What happens when service provision for people with disabilities does not live up to expectations and people are left feeling vulnerable or exposed in their own living environment?
This is just one of the discussion topics on the agenda at next week’s Human Rights Forum – a collaboration between Griffith University and Queensland Advocacy Incorporated – where people with disabilities and their families and carers, will share knowledge and experiences around the six priority areas of the National Disability Strategy 2010-2020.
Madonna Nicoll is a committee member for the social advocacy organisation Speaking Up for You, and will be one of the presenters at this week’s forum at the Brisbane Convention and Exhibition Centre.
Having spent many years in an institutional setting and in-home supported living environments due to her confinement to a wheelchair, Ms Nicoll will be talking about some of the harmful experiences that occur among people with disabilities in these circumstances.
Service provision far less than a respectful experience
“I spent a lot of time in different care situations both growing up and as an adult and I can tell you there were many instances where the service provision was far less than a respectful experience.
“There wasa time when I was left in a corridor in the institution by a support worker, with just a towel around me after a shower,” she remembered.

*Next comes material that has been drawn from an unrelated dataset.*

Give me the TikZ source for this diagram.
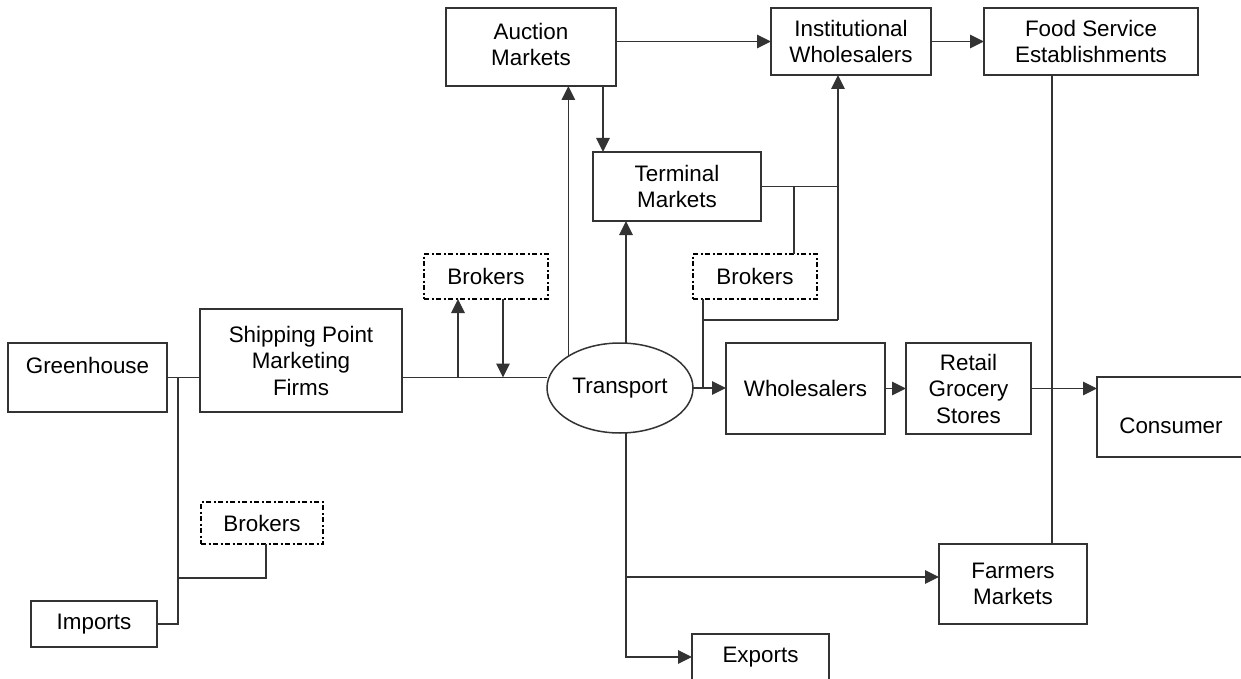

“A group of businessmen were at the same time, being shown around the facility and the support worker was nowhere close by to help me out of such a humiliating situation.
“That was just one experience but believe me, to this day I have heard of many other far worse instances where people with disabilities have undergone moments of very impersonal service provision, often with workers who have next to no training. It happens and it happens frequently.”
The National Disability Strategy provides a ten-year national policy framework for improving life for Australians with disability, their families and carers.
It represents a commitment by all levels of government, industry and the community to present a unified, national approach to policy and program development. This Strategy aims to address the challenges faced by people with disability, both now and into the future.
This Forum will identify just how far we have come and what has yet to be done.
The Human Rights Forum is being held at a crucial time as we pass the halfway point in COAG’s 2010-2020 National Disability Strategy, says Dr Margaret Ward from Griffith’s Menzies Health Institute Queensland.
“Australia is a signatory to the Convention on the Rights of Persons with Disability (CRPD) and as such, we have an obligation to ensure that people with disabilities are not left in a position whereby their human rights may be compromised.
“This Forum will aim to review the six priority areas of the NDS to improve the lives of people with disability, identify the gaps in the 2015-2018 implementation plan and enlist action to ensure the original commitments made by COAG are met.”